An official of the African Union’s troops (AMISOM) says the group has stepped up training efforts of Somali government soldiers to combat daily attacks by hard-line Islamic insurgents.
AMISOM’s spokesman Major Barigye Ba-Huko says Somalis are responding positively to the training.
AMISOM spokesman Major Barigye Ba-Huko.
“The underlining principle is that one day, one time, AMISOM would have to leave this country. When AMISOM leaves, the idea is that Somalia should have its own people who have been trained, who have been equipped to run the affairs of this country after we have accomplished our mission…It will be very important to have a national army, and we are making an effort towards that. So that is how far we have gotten with that,” he said.

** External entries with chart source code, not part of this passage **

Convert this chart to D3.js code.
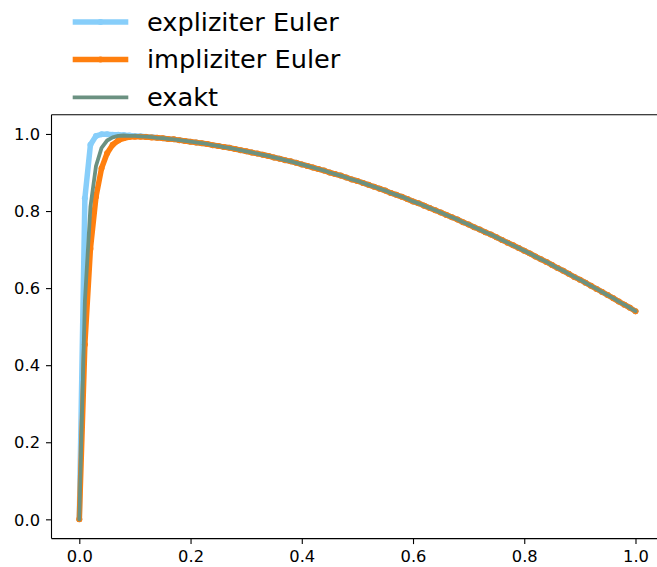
<!DOCTYPE html>
<html>
<head>
<meta charset="utf-8">
<script src="https://cdn.jsdelivr.net/npm/d3@7"></script>
<style>
  html, body { margin: 0; padding: 0; background: #fff; }
  svg { display: block; }
  text { font-family: "DejaVu Sans", sans-serif; fill: #000; }
</style>
</head>
<body>
<svg id="chart" width="657" height="567"></svg>
<script>
// Time grid, step 0.01 on [0, 1]
const tValues = [
  0.00, 0.01, 0.02, 0.03, 0.04, 0.05, 0.06, 0.07, 0.08, 0.09,
  0.10, 0.11, 0.12, 0.13, 0.14, 0.15, 0.16, 0.17, 0.18, 0.19,
  0.20, 0.21, 0.22, 0.23, 0.24, 0.25, 0.26, 0.27, 0.28, 0.29,
  0.30, 0.31, 0.32, 0.33, 0.34, 0.35, 0.36, 0.37, 0.38, 0.39,
  0.40, 0.41, 0.42, 0.43, 0.44, 0.45, 0.46, 0.47, 0.48, 0.49,
  0.50, 0.51, 0.52, 0.53, 0.54, 0.55, 0.56, 0.57, 0.58, 0.59,
  0.60, 0.61, 0.62, 0.63, 0.64, 0.65, 0.66, 0.67, 0.68, 0.69,
  0.70, 0.71, 0.72, 0.73, 0.74, 0.75, 0.76, 0.77, 0.78, 0.79,
  0.80, 0.81, 0.82, 0.83, 0.84, 0.85, 0.86, 0.87, 0.88, 0.89,
  0.90, 0.91, 0.92, 0.93, 0.94, 0.95, 0.96, 0.97, 0.98, 0.99,
  1.00
];

// Explicit Euler approximation
const explicitEuler = [
  0.000, 0.833, 0.972, 0.995, 0.999, 0.999, 0.998, 0.998, 0.997, 0.996,
  0.995, 0.994, 0.993, 0.992, 0.990, 0.989, 0.987, 0.986, 0.984, 0.982,
  0.980, 0.978, 0.976, 0.974, 0.971, 0.969, 0.966, 0.964, 0.961, 0.958,
  0.955, 0.952, 0.949, 0.946, 0.943, 0.939, 0.936, 0.932, 0.929, 0.925,
  0.921, 0.917, 0.913, 0.909, 0.905, 0.900, 0.896, 0.892, 0.887, 0.882,
  0.878, 0.873, 0.868, 0.863, 0.858, 0.853, 0.847, 0.842, 0.837, 0.831,
  0.825, 0.820, 0.814, 0.808, 0.802, 0.796, 0.790, 0.784, 0.778, 0.771,
  0.765, 0.758, 0.752, 0.745, 0.739, 0.732, 0.725, 0.718, 0.711, 0.704,
  0.697, 0.690, 0.682, 0.675, 0.668, 0.660, 0.652, 0.645, 0.637, 0.629,
  0.622, 0.614, 0.606, 0.598, 0.590, 0.582, 0.574, 0.565, 0.557, 0.549,
  0.540
];

// Implicit Euler approximation
const implicitEuler = [
  0.000, 0.454, 0.702, 0.837, 0.911, 0.950, 0.972, 0.983, 0.989, 0.992,
  0.993, 0.993, 0.992, 0.991, 0.990, 0.989, 0.987, 0.986, 0.984, 0.982,
  0.980, 0.978, 0.976, 0.974, 0.971, 0.969, 0.966, 0.964, 0.961, 0.958,
  0.955, 0.952, 0.949, 0.946, 0.943, 0.939, 0.936, 0.932, 0.929, 0.925,
  0.921, 0.917, 0.913, 0.909, 0.905, 0.900, 0.896, 0.892, 0.887, 0.882,
  0.878, 0.873, 0.868, 0.863, 0.858, 0.853, 0.847, 0.842, 0.837, 0.831,
  0.825, 0.820, 0.814, 0.808, 0.802, 0.796, 0.790, 0.784, 0.778, 0.771,
  0.765, 0.758, 0.752, 0.745, 0.739, 0.732, 0.725, 0.718, 0.711, 0.704,
  0.697, 0.690, 0.682, 0.675, 0.668, 0.660, 0.652, 0.645, 0.637, 0.629,
  0.622, 0.614, 0.606, 0.598, 0.590, 0.582, 0.574, 0.565, 0.557, 0.549,
  0.540
];

// Exact solution
const exactSolution = [
  0.000, 0.565, 0.811, 0.917, 0.964, 0.983, 0.991, 0.995, 0.996, 0.995,
  0.995, 0.994, 0.993, 0.992, 0.990, 0.989, 0.987, 0.986, 0.984, 0.982,
  0.980, 0.978, 0.976, 0.974, 0.971, 0.969, 0.966, 0.964, 0.961, 0.958,
  0.955, 0.952, 0.949, 0.946, 0.943, 0.939, 0.936, 0.932, 0.929, 0.925,
  0.921, 0.917, 0.913, 0.909, 0.905, 0.900, 0.896, 0.892, 0.887, 0.882,
  0.878, 0.873, 0.868, 0.863, 0.858, 0.853, 0.847, 0.842, 0.837, 0.831,
  0.825, 0.820, 0.814, 0.808, 0.802, 0.796, 0.790, 0.784, 0.778, 0.771,
  0.765, 0.758, 0.752, 0.745, 0.739, 0.732, 0.725, 0.718, 0.711, 0.704,
  0.697, 0.690, 0.682, 0.675, 0.668, 0.660, 0.652, 0.645, 0.637, 0.629,
  0.622, 0.614, 0.606, 0.598, 0.590, 0.582, 0.574, 0.565, 0.557, 0.549,
  0.540
];

const xTicks = [0.0, 0.2, 0.4, 0.6, 0.8, 1.0];
const yTicks = [0.0, 0.2, 0.4, 0.6, 0.8, 1.0];

const seriesLabels = ["expliziter Euler", "impliziter Euler", "exakt"];

const series = [
  { label: seriesLabels[0], values: explicitEuler, color: "#87cefa", width: 5.5, marker: 3.0 },
  { label: seriesLabels[1], values: implicitEuler, color: "#ff7f0e", width: 5.5, marker: 3.0 },
  { label: seriesLabels[2], values: exactSolution, color: "#6b9181", width: 3.8, marker: 0 }
];

const svg = d3.select("#chart");
svg.append("rect").attr("width", 657).attr("height", 567).attr("fill", "#fff");

const plot = { left: 51.5, top: 114.7, bottom: 538.6, right: 663.3 };

const x = d3.scaleLinear().domain([-0.05, 1.05]).range([plot.left, plot.right]);
const y = d3.scaleLinear().domain([-0.05, 1.05]).range([plot.bottom, plot.top]);

svg.append("defs").append("clipPath").attr("id", "plot-clip")
  .append("rect")
  .attr("x", plot.left).attr("y", plot.top)
  .attr("width", plot.right - plot.left).attr("height", plot.bottom - plot.top);

const lines = svg.append("g").attr("clip-path", "url(#plot-clip)");
const line = d3.line().x((d, i) => x(tValues[i])).y(d => y(d));

series.forEach(s => {
  lines.append("path")
    .datum(s.values)
    .attr("d", line)
    .attr("fill", "none")
    .attr("stroke", s.color)
    .attr("stroke-width", s.width)
    .attr("stroke-linejoin", "round")
    .attr("stroke-linecap", "round");
  if (s.marker > 0) {
    lines.append("g").selectAll("circle")
      .data(s.values)
      .join("circle")
      .attr("cx", (d, i) => x(tValues[i]))
      .attr("cy", d => y(d))
      .attr("r", s.marker)
      .attr("fill", s.color);
  }
});

// Axes
const tickFmt = d3.format(".1f");
const xAxis = svg.append("g")
  .attr("transform", `translate(0,${plot.bottom})`)
  .call(d3.axisBottom(x).tickValues(xTicks).tickFormat(tickFmt).tickSize(5.5).tickPadding(6).tickSizeOuter(0));
const yAxis = svg.append("g")
  .attr("transform", `translate(${plot.left},0)`)
  .call(d3.axisLeft(y).tickValues(yTicks).tickFormat(tickFmt).tickSize(5.5).tickPadding(6).tickSizeOuter(0));

[xAxis, yAxis].forEach(g => {
  g.select(".domain").remove();
  g.selectAll(".tick line").attr("stroke", "#000").attr("stroke-width", 1.1);
  g.selectAll(".tick text")
    .attr("font-family", "DejaVu Sans, sans-serif")
    .attr("font-size", 16.3)
    .attr("fill", "#000");
});
yAxis.selectAll(".tick text").attr("dy", "0.35em");

// Spines
const spines = svg.append("g").attr("stroke", "#000").attr("stroke-width", 1.1).attr("fill", "none");
spines.append("line").attr("x1", plot.left).attr("x2", plot.left).attr("y1", plot.top).attr("y2", plot.bottom);
spines.append("line").attr("x1", plot.left).attr("x2", plot.right).attr("y1", plot.bottom).attr("y2", plot.bottom);
spines.append("line").attr("x1", plot.left).attr("x2", plot.right).attr("y1", plot.top).attr("y2", plot.top);
spines.append("line").attr("x1", plot.right).attr("x2", plot.right).attr("y1", plot.top).attr("y2", plot.bottom);

// Legend above the plot
const legend = svg.append("g");
const rowY = [22, 59.5, 97.3];
series.forEach((s, i) => {
  const g = legend.append("g").attr("transform", `translate(0,${rowY[i]})`);
  g.append("line")
    .attr("x1", 72.7).attr("x2", 128.3)
    .attr("stroke", s.color).attr("stroke-width", s.width);
  if (s.marker > 0) {
    g.append("circle").attr("cx", 100.5).attr("cy", 0).attr("r", s.marker).attr("fill", s.color);
  }
  g.append("text")
    .attr("x", 147)
    .attr("dy", "0.35em")
    .attr("font-size", 25.6)
    .text(s.label);
});
</script>
</body>
</html>
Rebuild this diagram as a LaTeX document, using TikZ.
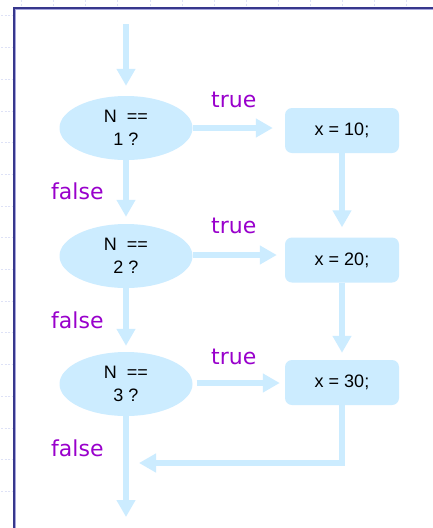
\documentclass[tikz,border=0pt]{standalone}
\usepackage{fontspec}
\setmainfont{Liberation Sans}
\newfontfamily\lblfont{DejaVu Sans}
\usetikzlibrary{shapes.geometric,arrows.meta}
\definecolor{flow}{RGB}{204,236,255}
\definecolor{lbl}{RGB}{153,0,204}
\definecolor{framedk}{RGB}{55,55,140}
\definecolor{framelt}{RGB}{165,165,220}
\definecolor{tickc}{RGB}{222,226,246}
\begin{document}
\begin{tikzpicture}[x=1pt,y=-1pt,
  dec/.style={ellipse,fill=flow,minimum width=133pt,minimum height=64pt,inner sep=0pt,align=center,font=\fontsize{18}{23}\selectfont},
  act/.style={rectangle,rounded corners=7pt,fill=flow,minimum width=114pt,minimum height=45pt,inner sep=0pt,font=\fontsize{18}{22}\selectfont},
  arr/.style={draw=flow,line width=6.5pt,line join=miter,-{Triangle[length=17pt,width=18pt]}},
  lab/.style={anchor=base west,inner sep=0pt,text=lbl,font=\lblfont\fontsize{22}{26}\selectfont},
  tk/.style={draw=tickc,line width=0.6pt,dash pattern=on 2pt off 1.5pt}]
\useasboundingbox (0,0) rectangle (433,528);
\fill[white] (0,0) rectangle (433,528);
% faint ruler ticks
\foreach \k in {0,...,12} \draw[tk] (21.7+32.03*\k,0) -- (21.7+32.03*\k,6);
\foreach \k in {0,...,15} \draw[tk] (1,15.7+31.7*\k) -- (12,15.7+31.7*\k);
% frame
\draw[framelt,line width=1pt] (15.6,528) -- (15.6,9.6) -- (433,9.6);
\draw[framedk,line width=1.3pt] (14,528) -- (14,8) -- (433,8);
% decisions
\node[dec] (e1) at (126,128) {N\ \ ==\\1 ?};
\node[dec] (e2) at (126,256) {N\ \ ==\\2 ?};
\node[dec] (e3) at (126,384) {N\ \ ==\\3 ?};
% actions
\node[act] (b1) at (342,130.5) {x = 10;};
\node[act] (b2) at (342,260) {x = 20;};
\node[act] (b3) at (342,382.5) {x = 30;};
% coordinates
\coordinate (top) at (126,24);
\coordinate (bot) at (126,517);
\coordinate (corner) at (342,463);
\coordinate (join) at (139,463);
% connectors
\draw[arr,shorten >=10pt] (top) -- (e1.north);
\draw[arr,shorten >=7pt] (e1.south) -- (e2.north);
\draw[arr,shorten >=6pt] (e2.south) -- (e3.north);
\draw[arr] (e3.south) -- (bot);
\draw[arr,shorten >=12pt] (e1.east) -- (e1.east -| b1.west);
\draw[arr,shorten >=8pt] ([yshift=1pt]e2.east) -- ([yshift=1pt]e2.east -| b2.west);
\draw[arr,shorten <=4pt,shorten >=5pt] ([yshift=1pt]e3.east) -- ([yshift=1pt]e3.east -| b3.west);
\draw[arr,shorten >=10pt] (b1.south) -- (b2.north);
\draw[arr,shorten >=7pt] (b2.south) -- (b3.north);
\draw[arr] (b3.south) -- (corner) -- (join);
% labels
\node[lab] (t1) at (211,107.5) {true};
\node[lab] (t2) at (211,233) {true};
\node[lab] (t3) at (211,364) {true};
\node[lab] (f1) at (51,199.5) {false};
\node[lab] (f2) at (51,328) {false};
\node[lab] (f3) at (51,456.5) {false};
\end{tikzpicture}
\end{document}
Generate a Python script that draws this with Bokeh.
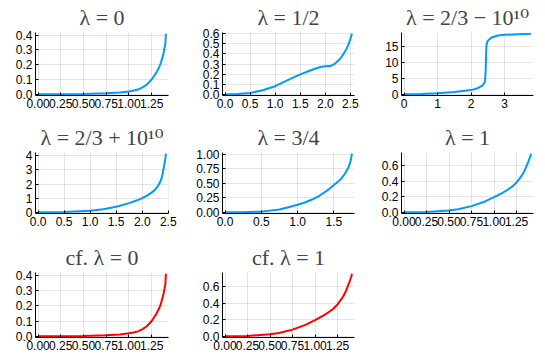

Mandated by the African Union’s Peace and Security Council, AMISOM has been tasked to support the Somali transitional governmental structures implement a national security plan, train the Somali security forces, and to assist in creating a secure environment for the delivery of humanitarian aid.
Ba-Huko said Somalis are joining the newly formed army.
“The population is generally tired of war, and they are looking for any way out. So whenever there is an opportunity, sometime you may say you are looking for 500 people, 200 people, but you will get 700. So I think usually the response is the right one,” Ba-Huko said.
Meanwhile, Shaykh Yusuf Muhammad Siyad, the Somali minster of state for defense is quoted as saying that the transitional government is conducting investigations on ships that have been importing illegal arms in Kismaayo.
Siyad claims opposition groups fighting the government have been getting arms and other military equipment from foreign countries including Eritrea and Yemen - - a charge Eritrea denies.
Ba-Huko said AMISOM will support the government’s investigations.
“AMISOM will help the transitional government in all ways possible, and if that is one of the ways they require us to help them, we will. As you know, part of our responsibility is to support the transitional federal institutions and so if that support can also be translated to mean helping them in investigations that is okay,” Ba-Huko said.